Apesar das palavras, uma festa poucas vezes vista começou ontem na cidade que passou a ter o nome do líder comunista Ho Chi Minh pouco depois da fuga dos americanos. A ex-Saigon parou na noite de ontem, com dezenas de milhares de pessoas tomando as ruas no primeiro de dois dias de comemoração pela vitória comunista na guerra. O festival contará com cerca de 700 apresentações, incluindo números de dança, peças teatrais retratando (normalmente de forma propagandística) os momentos cruciais da guerra e até uma apresentação de uma orquestra sinfônica num imenso palco montado diante a Casa de Ópera construída pelos franceses, que ocuparam o país antes da invasão americana.

- Estou aqui com minha neta para poder mostrar-lhe o que fiz no passado - disse o vietnamita Hang Thi Mai, de 60 anos. - Todas as lembranças dos últimos 30 anos voltaram. Eu era uma das pessoas que participaram dos protestos contra o regime sulista (apoiado pelos EUA).

A data foi totalmente ignorada pelo governo americano, que oficialmente considera que sua missão no Vietnã terminou em 1973. Porém o país manteve tropas na capital sul-vietnamita para auxiliar na defesa do governo local e de sua embaixada até elas fugirem às pressas em imagens humilhantes para o orgulho dos militares americanos. Imagens que só não são mais conhecidas que as da menina vietnamita nua correndo numa estrada ardendo de dor depois de um ataque americano com napalm.

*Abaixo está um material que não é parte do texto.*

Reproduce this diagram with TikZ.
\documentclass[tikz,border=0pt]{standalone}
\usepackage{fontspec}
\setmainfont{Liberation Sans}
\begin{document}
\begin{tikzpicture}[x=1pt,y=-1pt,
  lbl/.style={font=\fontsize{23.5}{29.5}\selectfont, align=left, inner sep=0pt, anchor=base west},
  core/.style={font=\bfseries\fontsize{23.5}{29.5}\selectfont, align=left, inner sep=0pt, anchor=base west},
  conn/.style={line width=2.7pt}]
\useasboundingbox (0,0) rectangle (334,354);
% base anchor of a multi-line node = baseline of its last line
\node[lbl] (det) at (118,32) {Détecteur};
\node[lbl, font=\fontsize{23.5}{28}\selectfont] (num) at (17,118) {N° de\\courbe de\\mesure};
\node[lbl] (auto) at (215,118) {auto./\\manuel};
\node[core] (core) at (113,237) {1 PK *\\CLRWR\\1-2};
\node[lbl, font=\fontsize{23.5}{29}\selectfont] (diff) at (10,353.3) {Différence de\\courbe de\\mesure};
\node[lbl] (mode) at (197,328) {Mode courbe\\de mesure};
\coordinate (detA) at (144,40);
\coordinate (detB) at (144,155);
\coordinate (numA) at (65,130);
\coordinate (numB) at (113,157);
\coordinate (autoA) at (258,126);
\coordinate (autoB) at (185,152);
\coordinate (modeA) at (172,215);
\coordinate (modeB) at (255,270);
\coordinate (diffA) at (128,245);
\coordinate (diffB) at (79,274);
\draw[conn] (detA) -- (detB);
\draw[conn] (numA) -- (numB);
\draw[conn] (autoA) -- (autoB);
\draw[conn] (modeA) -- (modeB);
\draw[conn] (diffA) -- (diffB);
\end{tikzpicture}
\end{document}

Porém, ex-soldados americanos veteranos do "atoleiro" marcaram reuniões para hoje para relembrar os anos de luta. Um grupo de 30 integrantes das últimas forças dos EUA a deixarem o Vietnã, pois faziam parte da guarnição da embaixada, fará uma manifestação em Washington.

- Rendemos homenagens aos que caíram e recordamos com honra os que combateram - disse Ken Crouse, hoje com 58 anos, e que estava dentro do penúltimo helicóptero americano a deixar Saigon.

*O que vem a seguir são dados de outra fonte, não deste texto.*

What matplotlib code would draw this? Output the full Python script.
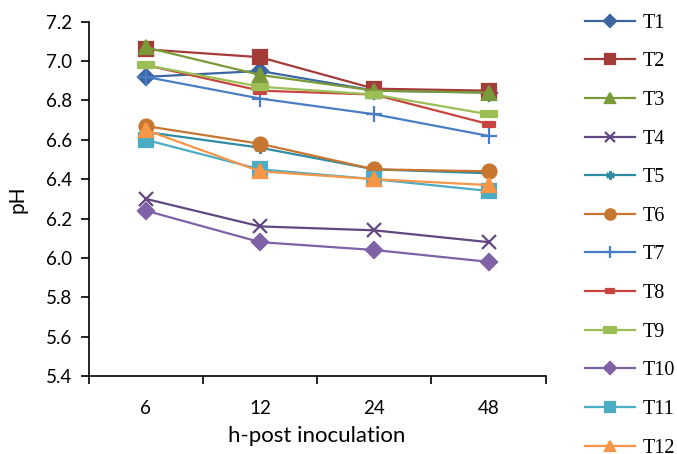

Lendário general Giap diz que guerra agora é contra a pobreza

Desigualdade social choca comandante militar que venceu França e Estados Unidos

HO CHI MINH. Um dos principais homenageados das comemorações em Ho Chi Minh é um alquebrado senhor de 93 anos. O general Vo Nguyen Giap comandou os vietnamitas contra a França e as tropas norte-vietnamitas contra o Vietnã do Sul e os EUA, em duas campanhas vitoriosas. Idolatrado no país, Giap, no entanto, diz que chegou a hora de uma nova guerra no Vietnã, desta vez contra a pobreza.

- O Vietnã é heróico, mas continua sendo um país pobre - disse o velho general. - Agora temos de lançar um outro 30 de abril lutando contra a pobreza e o atraso para fazer o Vietnã mais forte e mais próspero.

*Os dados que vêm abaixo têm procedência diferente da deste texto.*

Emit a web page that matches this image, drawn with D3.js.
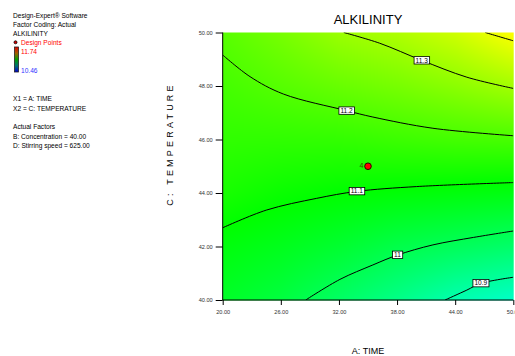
<!DOCTYPE html>
<html><head><meta charset="utf-8">
<script src="https://cdn.jsdelivr.net/npm/d3@7"></script>
<style>
body{margin:0;background:#fff;}
svg{display:block;font-family:"Liberation Sans",Arial,sans-serif;}
</style></head>
<body>
<svg id="c" width="515" height="356"></svg>
<script>
// ---- data ----
const xTicks = [20, 26, 32, 38, 44, 50];
const yTicks = [40, 42, 44, 46, 48, 50];
// estimated response values on the tick grid (rows: y = 40..50, cols: x = 20..50)
const gridZ = [
  [11.05, 11.02, 10.975, 10.93, 10.88, 10.85],
  [11.085, 11.065, 11.04, 11.008, 10.988, 10.968],
  [11.13, 11.112, 11.10, 11.092, 11.085, 11.078],
  [11.16, 11.16, 11.163, 11.175, 11.185, 11.19],
  [11.185, 11.208, 11.23, 11.25, 11.275, 11.305],
  [11.21, 11.25, 11.295, 11.32, 11.36, 11.42]
];
const contour114 = [[47.1,50],[48.5,49.85],[50,49.69]];
const contour113 = [[32.5,50],[36.2,49.6],[40.54,48.96],[45.2,48.33],[50,47.91]];
const contour112 = [[20,49.16],[22.82,48.35],[26.26,47.70],[32.78,47.08],[35.5,46.84],[41.7,46.42],[50,46.14]];
const contour111 = [[20,42.70],[24.5,43.36],[29.7,43.80],[33.84,44.06],[40,44.24],[50,44.39]];
const contour110 = [[28.57,40],[32.1,40.77],[35.5,41.31],[38.04,41.68],[41.7,42.06],[45.9,42.34],[50,42.58]];
const contour109 = [[42.95,40],[45.2,40.37],[46.64,40.62],[50,40.85]];
const contourLabels = [
  {t:"11.3", x:40.54, y:48.96},
  {t:"11.2", x:32.78, y:47.08},
  {t:"11.1", x:33.84, y:44.07},
  {t:"11",   x:38.04, y:41.69},
  {t:"10.9", x:46.64, y:40.63}
];
const designPoints = [{x:35, y:45, n:"4"}];
const zMin = 10.46, zMax = 11.74;
const legendLines = ["Design-Expert® Software","Factor Coding: Actual","ALKILINITY"];
const factorLines = ["X1 = A: TIME","X2 = C: TEMPERATURE"];
const actualLines = ["Actual Factors","B: Concentration = 40.00","D: Stirring speed = 625.00"];

// ---- layout ----
const L = 222.7, R = 513.3, T = 32.5, B = 300;
const svg = d3.select("#c");
const x = d3.scaleLinear().domain([20,50]).range([L,R]);
const y = d3.scaleLinear().domain([40,50]).range([B,T]);
const zStep = (zMax - zMin) / 4;
const color = d3.scaleLinear()
  .domain([zMin, zMin+zStep, zMin+2*zStep, zMin+3*zStep, zMax])
  .range(["#0000ff","#00ffff","#00ff00","#ffff00","#ff0000"]).clamp(true);

// ---- colour field (bilinear shading between grid values) ----
function zAt(dx, dy){
  const fx = (dx - xTicks[0]) / (xTicks[1]-xTicks[0]);
  const fy = (dy - yTicks[0]) / (yTicks[1]-yTicks[0]);
  const i = Math.max(0, Math.min(xTicks.length-2, Math.floor(fx)));
  const j = Math.max(0, Math.min(yTicks.length-2, Math.floor(fy)));
  const u = fx - i, v = fy - j;
  return gridZ[j][i]*(1-u)*(1-v) + gridZ[j][i+1]*u*(1-v) + gridZ[j+1][i]*(1-u)*v + gridZ[j+1][i+1]*u*v;
}
const W = Math.ceil(R-L), H = Math.ceil(B-T);
const cv = document.createElement("canvas");
cv.width = W; cv.height = H;
const ctx = cv.getContext("2d");
const img = ctx.createImageData(W,H);
for (let py=0; py<H; py++){
  for (let px=0; px<W; px++){
    const c = d3.rgb(color(zAt(x.invert(L+px+0.5), y.invert(T+py+0.5))));
    const k = (py*W+px)*4;
    img.data[k]=c.r; img.data[k+1]=c.g; img.data[k+2]=c.b; img.data[k+3]=255;
  }
}
ctx.putImageData(img,0,0);
svg.append("image").attr("x",L).attr("y",T).attr("width",W).attr("height",H)
  .attr("preserveAspectRatio","none").attr("href", cv.toDataURL());

// ---- contour lines ----
svg.append("clipPath").attr("id","clip").append("rect")
  .attr("x",L).attr("y",T).attr("width",R-L).attr("height",B-T);
const line = d3.line().x(d=>x(d[0])).y(d=>y(d[1])).curve(d3.curveCatmullRom.alpha(0.5));
const gC = svg.append("g").attr("clip-path","url(#clip)");
[contour114, contour113, contour112, contour111, contour110, contour109].forEach(c=>{
  gC.append("path").attr("d", line(c)).attr("fill","none").attr("stroke","#000").attr("stroke-width",1);
});
// labels
contourLabels.forEach(l=>{
  const g = svg.append("g").attr("transform",`translate(${x(l.x)},${y(l.y)})`);
  const t = g.append("text").attr("text-anchor","middle").attr("dy","0.35em")
    .attr("font-size",6.5).attr("fill","#000").text(l.t);
  const bb = t.node().getBBox();
  g.insert("rect","text").attr("x",bb.x-1.5).attr("y",-3.7).attr("width",bb.width+3).attr("height",7.4)
    .attr("fill","#fff").attr("stroke","#000").attr("stroke-width",0.8);
});

// ---- design point ----
designPoints.forEach(p=>{
  svg.append("circle").attr("cx",x(p.x)).attr("cy",y(p.y)).attr("r",3.3)
    .attr("fill","#ff0000").attr("stroke","#300").attr("stroke-width",1);
  svg.append("text").attr("x",x(p.x)-4.5).attr("y",y(p.y)+2.2).attr("text-anchor","end")
    .attr("font-size",7).attr("fill","#335500").text(p.n);
});

// ---- axes ----
const fmt = d3.format(".2f");
const ax = svg.append("g").attr("transform",`translate(0,${B})`)
  .call(d3.axisBottom(x).tickValues(xTicks).tickFormat(fmt).tickSize(5).tickSizeOuter(0).tickPadding(5));
const ay = svg.append("g").attr("transform",`translate(${L},0)`)
  .call(d3.axisLeft(y).tickValues(yTicks).tickFormat(fmt).tickSize(7).tickSizeOuter(0).tickPadding(3));
[ax, ay].forEach(a=>{
  a.selectAll("text").attr("font-size",5.6).attr("fill","#333").attr("font-family","'Liberation Sans',Arial,sans-serif");
  a.selectAll("line").attr("stroke","#000");
  a.select(".domain").attr("stroke","#000");
});
ay.select(".domain").attr("d",`M0,${B}V${T}`);
ax.select(".domain").attr("d",`M${L},0H${R}`);

// ---- titles ----
svg.append("text").attr("x",368).attr("y",24).attr("text-anchor","middle")
  .attr("font-size",13).attr("fill","#000").text("ALKILINITY");
svg.append("text").attr("x",368).attr("y",354).attr("text-anchor","middle")
  .attr("font-size",9).attr("fill","#000").text("A: TIME");
svg.append("text").attr("transform","translate(173,144) rotate(-90)").attr("text-anchor","middle")
  .attr("font-size",9).attr("letter-spacing",3.2).attr("fill","#000").text("C: TEMPERATURE");

// ---- left legend panel ----
const lp = svg.append("g").attr("font-size",6.6).attr("fill","#000");
legendLines.forEach((s,i)=> lp.append("text").attr("x",13).attr("y",17.5+i*9).text(s));
lp.append("circle").attr("cx",15.5).attr("cy",42.3).attr("r",1.5).attr("fill","#d00").attr("stroke","#000").attr("stroke-width",0.8);
lp.append("text").attr("x",21).attr("y",44.6).attr("fill","#ff0000").text("Design Points");
const grad = svg.append("defs").append("linearGradient").attr("id","cb").attr("x1",0).attr("y1",0).attr("x2",0).attr("y2",1);
[["0%","#e00000"],["25%","#a06000"],["50%","#00a000"],["75%","#007070"],["100%","#0000d0"]]
  .forEach(s=>grad.append("stop").attr("offset",s[0]).attr("stop-color",s[1]));
lp.append("rect").attr("x",14.5).attr("y",47).attr("width",4).attr("height",25)
  .attr("fill","url(#cb)").attr("stroke","#222").attr("stroke-width",0.8);
lp.append("text").attr("x",21).attr("y",54).attr("fill","#ff0000").text(zMax.toFixed(2));
lp.append("text").attr("x",21).attr("y",72.5).attr("fill","#3333ff").text(zMin.toFixed(2));
factorLines.forEach((s,i)=> lp.append("text").attr("x",13).attr("y",101+i*10).text(s));
actualLines.forEach((s,i)=> lp.append("text").attr("x",13).attr("y",129+i*9.5).text(s));
</script>
</body></html>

Giap se tornou um mestre na guerra de guerrilha e em operações ousadas, nas quais muitas vezes sacrificava grande número de soldados para conquistar vantagens estratégicas, como a Ofensiva do Tet. Seu alvo hoje parece tão ambicioso quando nas guerras que liderou:

- Não acreditavam que o Vietnã pudesse derrotar franceses e americanos, mas conseguimos. Agora podemos vencer a pobreza.

A prosperidade sobre a qual fala Giap pode ser vista em Ho Chi Minh, a locomotiva financeira do país, produzindo 20% do PIB (com 8,6% da população). A renda per capita na cidade é quatro vezes maior do que a média nacional. Há alguns anos a taxa anual de crescimento da economia vietnamita é de 7%.

O país é o maior exportador mundial de café solúvel e o terceiro de arroz. Mas o Vietnã, comunista em sua estrutura política e economicamente capitalista, também tem uma das maiores desigualdades do mundo.

Na capital, Hanói, no norte do país, a realidade é outra. Na periferia da cidade, a pobreza endêmica pode ser vista, revelando o fato de o país ser um dos mais pobres da Ásia.